Thanks for the comments and I hope that others who are struggling with the ideas about what to do with libraries going forward will connect with you as they look for models to follow or provoke thinking. I wonder if some element of this is not just about the name, and the baggage that name "library" carries after a few thousand years. I know of some schools that call that space a Connection Lab, or something else completely. I wonder how we would approach the conversation if we just said "on our campus we don't need a library anymore, but we do need a portal for idea flow". How might the conversation, the spaces, and the learning change?

John S. Thomas's picture
John S. Thomas
First & Second Grade Teacher/Adjunct faculty Antioch University New England, former Elementary Principal

Grant, just last Friday, I raised your question "What is the library of the future?" with our media specialist and principal. We have a very small elementary school and recently the library was moved to a smaller room with a bit more of the school book collection being moved into the classroom libraries. Which is a good thing so the books get closer to the students day to day lives. But currently our library is now a more traditional room we go to once a week and check out books for 15-20 minutes and hear a story. For more extensive work, our media specialist typically joins us in the classroom for integrated media work. So we will be asking ourselves what is this library room for beyond the storage of books that we can't fit in the classroom. Thanks for the creative thoughts on our library spaces!

Grant Lichtman's picture
Grant Lichtman
Author, speaker, facilitator, "Chief Provocateur"

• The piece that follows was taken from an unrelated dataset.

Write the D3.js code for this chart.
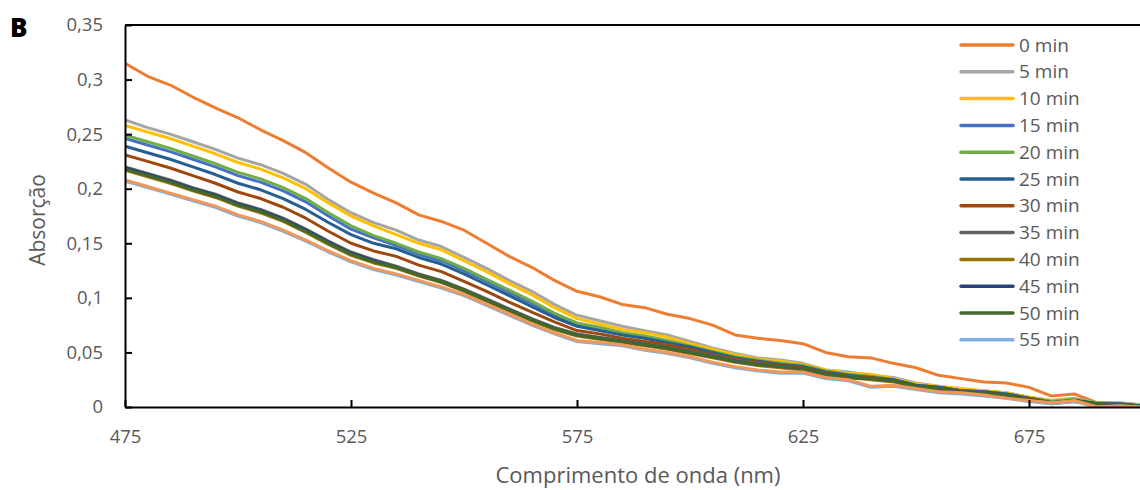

Thanks, John. Here is another idea: at K-8 Design 39 Campus in Poway, the only books in the "library" have been donated by the community, and any student can take one if they want, and return it if they want. Would your community be able to donate books? I like that question: is book storage really how we want to use precious space at our schools?

Anne Steiner's picture
Anne Steiner
District Librarian, Manteca Unified School District

Your "Portal of Idea Flow" idea reminds me of think tanks. I've always wondered who works at a think tank and how can I get a job there? Seriously, who are these people? Well, what if it was our students and staff? I would love to have a think tank on every campus in our district!